Politics

Barry Diller Explores Sale of The Daily Beast

The tech mogul Barry Diller was one of the first billionaires to experiment with digital journalism in the 2000s, teaming up with longtime editor Tina Brown to start The Daily Beast, a scrappy tabloid for the budding online era.

Now, Mr. Diller’s 14-year run as owner of the internet muckraker may be coming to an end.

IAC, the holding company founded by Mr. Diller that owns digital properties including People, Better Homes and Gardens and Southern Living, has hired the investment bank Whisper Advisors to explore the sale of The Daily Beast, according to two people with knowledge of the decision.

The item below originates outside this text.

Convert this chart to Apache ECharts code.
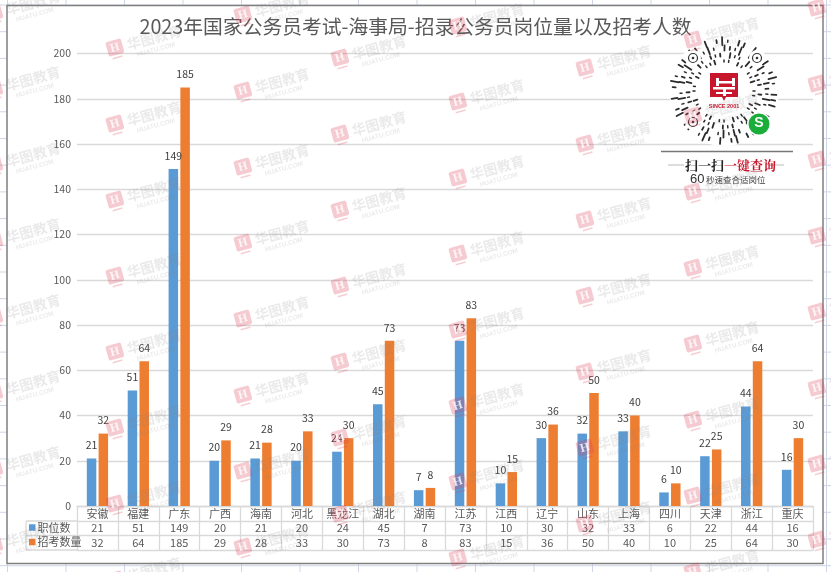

The sale process is in the early stages, the people said, and it may not result in a deal. The price The Daily Beast might command in a sale is not clear.

An IAC spokeswoman declined to comment.

The Daily Beast has had journalistic successes, churning out scoops on the media industry and political and national security issues over the years. Last year, it broke the news that Herschel Walker, the Republican nominee for Senate in Georgia, was the father of children he had not previously mentioned publicly.

But it hasn’t achieved the financial success of some of Mr. Diller’s other investments. The site has been a small part of Mr. Diller’s sprawling digital empire, operating independently of his other publishing brands, with its own chief executive and management team.

Like other digital-media companies, The Daily Beast has turned to digital subscriptions to grow its business in recent years. The company charges $4.99 a month for unlimited access to its coverage, while offering an advertising-supported crossword puzzle five times a week. It also takes a cut of online sales for products that it recommends on Scouted, a section of the site dedicated to internet shopping.

It may be an inopportune time to explore a sale for Mr. Diller, whose record in digital media has included successful spinoffs of the dating conglomerate Match Group, the travel business Expedia and the video service Vimeo. Media stocks have fallen sharply over the last year amid a broader market swoon, as skittish investors grew wary of the advertising and video-streaming businesses.

The Daily Beast’s aggressive reporting has also made it an occasional target of lawsuits, which could complicate a sale. In 2020, the former editorial director of Gawker sued The Daily Beast after the site published an article about Gawker’s tumultuous relaunch. The Daily Beast has said its article was accurate, and the lawsuit is still working its way through court.

Despite its relatively small staff — it has a newsroom of fewer than 100 journalists — The Daily Beast attracts a sizable audience. The site drew about 15 million visitors in November, according to Comscore, a measurement firm.

The Daily Beast has also developed a reputation for narrative reporting. In 2020, the site published a popular yarn describing a yearslong plot to defraud McDonald’s by rigging its Monopoly game that was optioned by Ben Affleck and Matt Damon’s Pearl Street Films for about $1 million.